By chance, scientists had placed sensors measuring water depth in the fjord two weeks before the landslide. “That was also pure chance,” Svennevig said. “They were swimming under a glacier and a mountain that they didn’t know was about to collapse.”

A key part of figuring out the cause of the seismic event was modeling the tsunami and comparing it with measurements. “Our model predicted an oscillation of exactly the same period—90 seconds—which is amazing, as was the height of the tsunami, and the waves decayed in exactly the same way as the seismic signals. It was a moment of revelation.”
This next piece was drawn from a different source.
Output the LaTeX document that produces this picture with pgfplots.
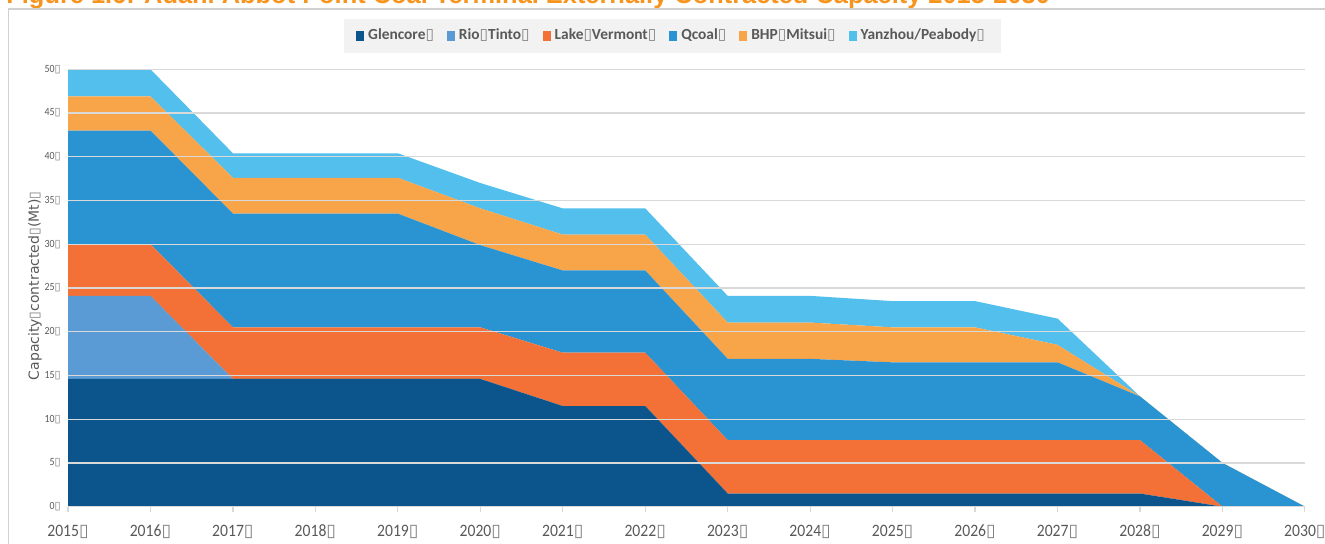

Prof Anne Mangeney, a landslide modeller at the Institut de Physique du Globe de Paris in France, who was part of the team, said: “This exceptional, long-duration tsunami challenged the classical models we had previously used to simulate just a few hours of tsunami propagation – we had to move to an unprecedentedly high numerical resolution. This opens up new possibilities for tsunami modelling.”

Such events will become more common as global temperatures continue to rise. “What’s more, for the first time we can clearly see that this event, driven by climate change, caused global tremors beneath our feet, everywhere in the world,” Mangeney said. “These tremors traveled from Greenland to Antarctica in less than an hour. So we saw the impact of climate change all over the world in just an hour.”

Human impact on the planet has recently been proven by research showing that the reshaping of the Earth by the massive melting of polar ice has lengthened each day and caused the North and South Poles to shift. Other work has shown that carbon dioxide emissions are causing the stratosphere to shrink.